Ma nel film si accenna anche alla ribellione irlandese contro l’Inghilterra, con l’espediente del personaggio di Sean Mallory che arriva proprio da quelle parti, dove è ricercato per terrorismo.
In alcuni flashback, accomunati dalla proposizione mediante ralenti, si assiste al passato di Sean, ai suoi sogni e ai suoi amori, fino all’episodio del tradimento da parte di colui da cui meno se lo sarebbe aspettato.

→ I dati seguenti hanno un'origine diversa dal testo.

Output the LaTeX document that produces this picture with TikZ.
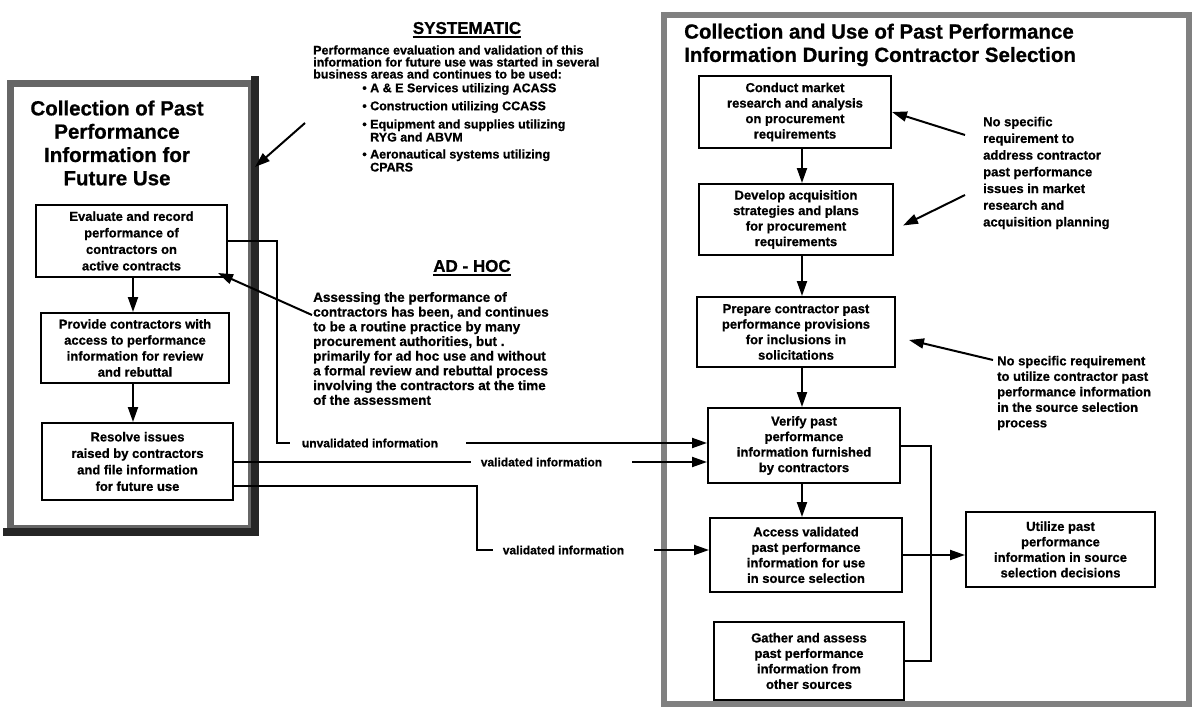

Questi flashback sono caratterizzati dal filo conduttore della splendida colonna sonora di Ennio Morricone, che ancora una volta forma un connubio eccezionale con il regista romano, e che forse in questa occasione riesce addirittura a superarlo, essendo il celebre brano composto per l’occasione probabilmente più famoso del film stesso.
Per il resto, il solito stile registico di un Leone ispiratissimo soprattutto nella prima sequenza, dove non risparmia i primi piani che sfociano nel dettaglio (occhi, bocca) che lo hanno reso celebre.
È un film che non manca di qualche difetto, soprattutto nella sua connotazione epica non sempre convincente. Così come non convince in pieno l’interpretazione di un comunque discreto Rod Steiger, fresco dell’Oscar come miglior attore per l’interpretazione di Bill Gillespie in La calda notte dell’ispettore Tibbs.
Non è un difetto la durata, che inizia ad essere di quelle importanti, ma tutto sommato non pesa.
Il titolo originale italiano (ispirato dalla frase che Sean dice a Juan ogniqualvolta si sta cimentando con la dinamite) non è forse dei più azzeccati, così come non lo sono le versioni per il mercato americano (Duck, you Sucker) e britannico (A Fistful of Dynamite, che ricalca il primo film della trilogia del dollaro). Decisamente più riuscito il titolo francese che rispecchia quello informale con cui la pellicola è altresì conosciuta e che la cala perfettamente all’interno della seconda trilogia leoniana, quella del tempo: C’era una volta la rivoluzione.
È un film, in conclusione, che risente del fermento politico sociale post-sessantottino e che non può non ricordare Il mucchio selvaggio di Peckinpah, il quale, dopo essersi ispirato (anche) al regista italiano per rivoluzionare il western a stelle e strisce, fu qui probabilmente ricambiato (si narra che Leone offrì il film proprio a lui, tuttavia – e qui le motivazioni non sono chiare – non se ne fece nulla).